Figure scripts
———

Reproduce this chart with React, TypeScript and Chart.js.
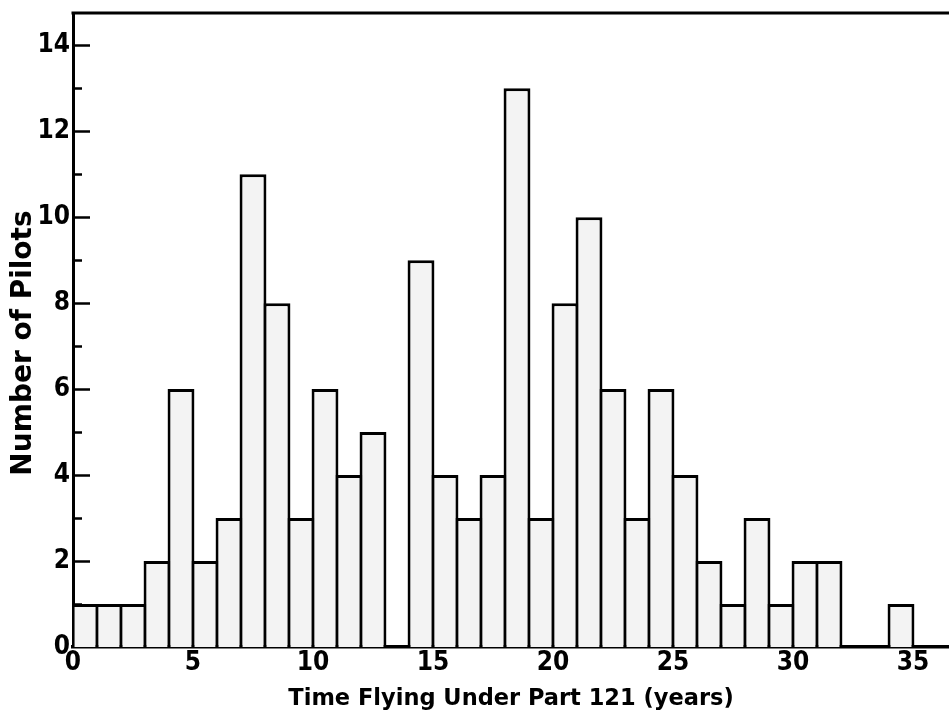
import React, { useEffect, useRef } from "react";
import { Chart, registerables } from "chart.js";

Chart.register(...registerables);

// Histogram bins (start of each 1-year bin) and counts of pilots
const binStarts = [0, 1, 2, 3, 4, 5, 6, 7, 8, 9, 10, 11, 12, 13, 14, 15, 16, 17, 18, 19, 20, 21, 22, 23, 24, 25, 26, 27, 28, 29, 30, 31, 32, 33, 34];
const pilotCounts = [1, 1, 1, 2, 6, 2, 3, 11, 8, 3, 6, 4, 5, 0, 9, 4, 3, 4, 13, 3, 8, 10, 6, 3, 6, 4, 2, 1, 3, 1, 2, 2, 0, 0, 1];
const binWidth = 1;

const xTickStep = 5;
const yTickStep = 1;
const yLabelEvery = 2;

const xAxisTitle = "Time Flying Under Part 121 (years)";
const yAxisTitle = "Number of Pilots";

const X_MIN = 0;
const X_MAX = 36.5;
const Y_MIN = 0;
const Y_MAX = 14.75;

const tickFont = {
  family: "'Liberation Sans Narrow', 'DejaVu Sans Condensed', 'Liberation Sans', sans-serif",
  weight: "bold" as const,
  size: 26,
};

const decorPlugin = {
  id: "decor",
  afterDraw(chart: any) {
    const { ctx, chartArea, scales } = chart;
    const y = scales.y;
    ctx.save();
    ctx.strokeStyle = "#000";
    // top frame line
    ctx.lineWidth = 3;
    ctx.beginPath();
    ctx.moveTo(chartArea.left - 1.5, chartArea.top);
    ctx.lineTo(chartArea.right, chartArea.top);
    ctx.stroke();
    // inward y ticks (major on labelled values, minor otherwise)
    ctx.lineWidth = 2.5;
    y.ticks.forEach((t: any) => {
      if (t.value === 0) return;
      const py = Math.round(y.getPixelForValue(t.value)) + 0.5;
      const len = t.value % yLabelEvery === 0 ? 17 : 9;
      ctx.beginPath();
      ctx.moveTo(chartArea.left, py);
      ctx.lineTo(chartArea.left + len, py);
      ctx.stroke();
    });
    // y axis title
    ctx.translate(24, 343);
    ctx.rotate(-Math.PI / 2);
    ctx.font = "bold 28px 'DejaVu Sans', sans-serif";
    ctx.textAlign = "center";
    ctx.textBaseline = "middle";
    ctx.fillStyle = "#000";
    ctx.fillText(yAxisTitle, 0, 0);
    ctx.restore();
  },
};

export default function App() {
  const canvasRef = useRef<HTMLCanvasElement | null>(null);

  useEffect(() => {
    document.body.style.margin = "0";
    const canvas = canvasRef.current;
    if (!canvas) return;
    const points = binStarts.map((s, i) => ({ x: s + binWidth / 2, y: pilotCounts[i] }));
    const chart = new Chart(canvas, {
      type: "bar",
      data: {
        datasets: [
          {
            data: points as any,
            backgroundColor: "#f3f3f3",
            borderColor: "#000",
            borderWidth: (c: any) => (c.raw && c.raw.y === 0 ? 0 : 3),
            borderSkipped: "bottom",
            barPercentage: 1.12,
            categoryPercentage: 1,
          },
        ],
      },
      options: {
        animation: false,
        responsive: false,
        devicePixelRatio: 1,
        layout: { padding: { top: 13, left: 0, right: 0, bottom: 0 } },
        plugins: {
          legend: { display: false },
          tooltip: { enabled: false },
        },
        scales: {
          x: {
            type: "linear",
            min: X_MIN,
            max: X_MAX,
            offset: false,
            z: 1,
            afterFit: (s: any) => {
              s.height = 70;
              s.paddingLeft = 0;
              s.paddingRight = 0;
            },
            grid: { display: false, drawTicks: false, offset: false },
            border: { display: true, color: "#000", width: 3.5 },
            ticks: {
              stepSize: xTickStep,
              includeBounds: false,
              autoSkip: false,
              maxRotation: 0,
              padding: 1,
              color: "#000",
              font: tickFont,
            },
            title: {
              display: true,
              text: xAxisTitle,
              color: "#000",
              font: { family: "'DejaVu Sans', sans-serif", weight: "bold", size: 22.5, lineHeight: 1.2 },
              padding: { top: 0, bottom: 4.5 },
            },
          },
          y: {
            min: Y_MIN,
            max: Y_MAX,
            z: 1,
            afterFit: (s: any) => {
              s.width = 73;
              s.paddingTop = 0;
              s.paddingBottom = 0;
            },
            grid: { display: false, drawTicks: false },
            border: { display: true, color: "#000", width: 3 },
            ticks: {
              stepSize: yTickStep,
              includeBounds: false,
              autoSkip: false,
              padding: 3,
              color: "#000",
              font: tickFont,
              callback: (v: any) => (Number(v) % yLabelEvery === 0 ? String(v) : ""),
            },
          },
        },
      },
      plugins: [decorPlugin],
    });
    return () => chart.destroy();
  }, []);

  return (
    <canvas
      ref={canvasRef}
      width={949}
      height={717}
      style={{ display: "block", width: 949, height: 717 }}
    />
  );
}
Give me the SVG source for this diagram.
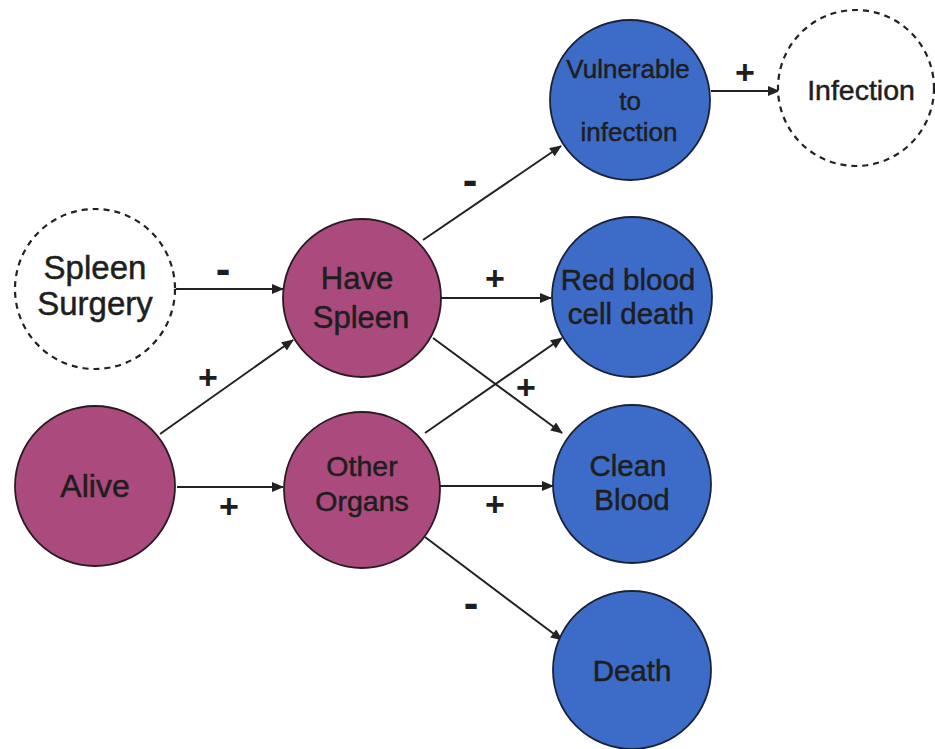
<svg xmlns="http://www.w3.org/2000/svg" width="935" height="749" viewBox="0 0 935 749">
<style>
.pink{fill:#ab4a7c;stroke:#2a1a22;stroke-width:1.8}
.blue{fill:#3d6cc8;stroke:#1a2238;stroke-width:1.8}
.dash{fill:#fff;stroke:#222;stroke-width:2.2;stroke-dasharray:6 5}
.t{font-family:"Liberation Sans",Arial,sans-serif;font-size:30px;fill:#1e1e1e;stroke:#1e1e1e;stroke-width:0.5;text-anchor:middle}
.lbl{font-family:"Liberation Sans",Arial,sans-serif;font-size:34px;font-weight:bold;fill:#1e1e1e;text-anchor:middle}
.mn{font-size:44px}
.e{stroke:#222;stroke-width:2;fill:none;marker-end:url(#ah)}
</style>
<defs>
<marker id="ah" viewBox="0 0 12 10" refX="11" refY="5" markerWidth="13" markerHeight="10" markerUnits="userSpaceOnUse" orient="auto">
<path d="M0,0 L12,5 L0,10 Z" fill="#222"/>
</marker>
</defs>
<rect width="935" height="749" fill="#fff"/>
<g id="connectors">
<line class="e" x1="176" y1="289" x2="283" y2="289"/>
<line class="e" x1="160" y1="434" x2="293" y2="340"/>
<line class="e" x1="177" y1="487" x2="283" y2="487"/>
<line class="e" x1="423" y1="240" x2="561" y2="146"/>
<line class="e" x1="440" y1="298" x2="551" y2="298"/>
<line class="e" x1="433" y1="338" x2="562" y2="433"/>
<line class="e" x1="425" y1="433" x2="562" y2="338"/>
<line class="e" x1="440" y1="486" x2="553" y2="486"/>
<line class="e" x1="425" y1="537" x2="562" y2="640"/>
<line class="e" x1="711" y1="91" x2="779" y2="91"/>
<text class="lbl mn" x="223" y="284">-</text>
<text class="lbl" x="208" y="389">+</text>
<text class="lbl" x="229" y="518">+</text>
<text class="lbl mn" x="470" y="195">-</text>
<text class="lbl" x="495" y="290">+</text>
<text class="lbl" x="526" y="399">+</text>
<text class="lbl" x="495" y="516">+</text>
<text class="lbl mn" x="471" y="618">-</text>
<text class="lbl" x="745" y="84">+</text>
</g>
<g id="spleen-surgery"><circle class="dash" cx="95" cy="289" r="80"/><text class="t" x="95" y="279" style="font-size:33px">Spleen</text><text class="t" x="95" y="315" style="font-size:33px">Surgery</text></g>
<g id="alive"><circle class="pink" cx="95" cy="486" r="80"/><text class="t" x="95" y="497" style="font-size:32px">Alive</text></g>
<g id="have-spleen"><circle class="pink" cx="362" cy="298" r="79"/><text class="t" x="357" y="289" style="font-size:31px">Have</text><text class="t" x="361" y="328" style="font-size:31px">Spleen</text></g>
<g id="other-organs"><circle class="pink" cx="362" cy="490" r="78"/><text class="t" x="362" y="476" style="font-size:28.5px">Other</text><text class="t" x="362" y="511" style="font-size:28.5px">Organs</text></g>
<g id="vulnerable"><circle class="blue" cx="630" cy="100" r="80"/><text class="t" x="628" y="78" style="font-size:26px">Vulnerable</text><text class="t" x="630" y="110" style="font-size:26px">to</text><text class="t" x="629" y="141" style="font-size:26px">infection</text></g>
<g id="infection"><circle class="dash" cx="856" cy="88" r="78"/><text class="t" x="861" y="100" style="font-size:28.5px">Infection</text></g>
<g id="red-blood"><circle class="blue" cx="632" cy="297" r="80"/><text class="t" x="628" y="290" style="font-size:29.5px">Red blood</text><text class="t" x="631" y="324" style="font-size:29.5px">cell death</text></g>
<g id="clean-blood"><circle class="blue" cx="632" cy="484" r="79"/><text class="t" x="628" y="476" style="font-size:29.5px">Clean</text><text class="t" x="632" y="510" style="font-size:29.5px">Blood</text></g>
<g id="death"><circle class="blue" cx="632" cy="670" r="79"/><text class="t" x="632" y="681" style="font-size:29.5px">Death</text></g>
</svg>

———

[GIVEN TASK]: Only the lines from the top of the records through the line with "Chart.register(...registerables);" belong in the copy; write them out exactly, leaving out pictures.

[RESPONSE TO THIS TASK]:
Reproduce this chart with React, TypeScript and Chart.js.
import React, { useEffect, useRef } from "react";
import { Chart, registerables } from "chart.js";

Chart.register(...registerables);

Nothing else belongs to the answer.